You’ve seen the headlines.
“AI is making Gen Z dumb.”
“This generation is less intelligent.”
It sounds scary.
But here’s the truth: there is no scientific proof that AI is lowering our kids’ intelligence.
Some dramatic articles pushed that idea into the spotlight, like this one:
https://www.vice.com/en/article/gen-z-is-the-first-generation-dumber-than-their-parents-neuroscientist-claims/
Big headline. Not hard evidence.
What research actually shows is more balanced.
Gen Z uses AI a lot. For homework. Writing. Studying. And interestingly, many of them admit they worry about relying on it too much. Harvard Business Review covered that here:
https://hbr.org/2026/01/how-gen-z-uses-gen-ai-and-why-it-worries-them
Study habits are shifting. Some students use AI instead of working through problems on their own. A Stanford-led survey explores that here:
https://scale.stanford.edu/publications/harvard-undergraduate-survey-generative-ai
Experts also talk about something called cognitive offloading. That just means when technology does the thinking, our brains don’t work as hard in that moment.
https://www.computerworld.com/article/3824308/genai-can-make-us-dumber-even-while-boosting-efficiency.html
Notice what’s happening?
This isn’t about kids being less intelligent.
It’s about effort and engagement.
And here’s some perspective.
Every generation had a “this will ruin the kids” moment. Calculators. The internet. Social media.
Our kids adapted.
AI can actually help. It can explain tough concepts. Help brainstorm ideas. Improve writing clarity.
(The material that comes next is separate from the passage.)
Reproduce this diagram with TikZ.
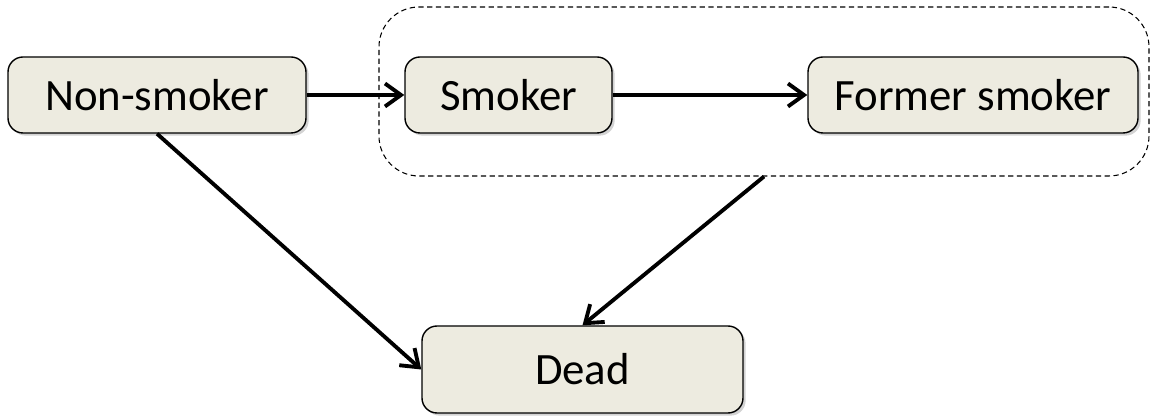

Used wisely, it supports learning.
https://www.uc.edu/news/articles/2026/01/how-every-generation-uses-ai-from-boomers-to-gen-z.html
So are our kids getting dumber?
No evidence says that.
What is happening is this:
• Thinking habits are changing
• Effort levels vary
• AI access is growing faster than AI guidance
That’s not a brain crisis.
It’s a parenting moment.
The real key is balance.
Let them try first.
Use AI to refine, not replace.
Ask how they figured something out.
Keep some learning offline.
AI isn’t making our kids dumb.
But like any powerful tool, it needs boundaries and guidance.
And honestly?
That’s something moms are pretty good at.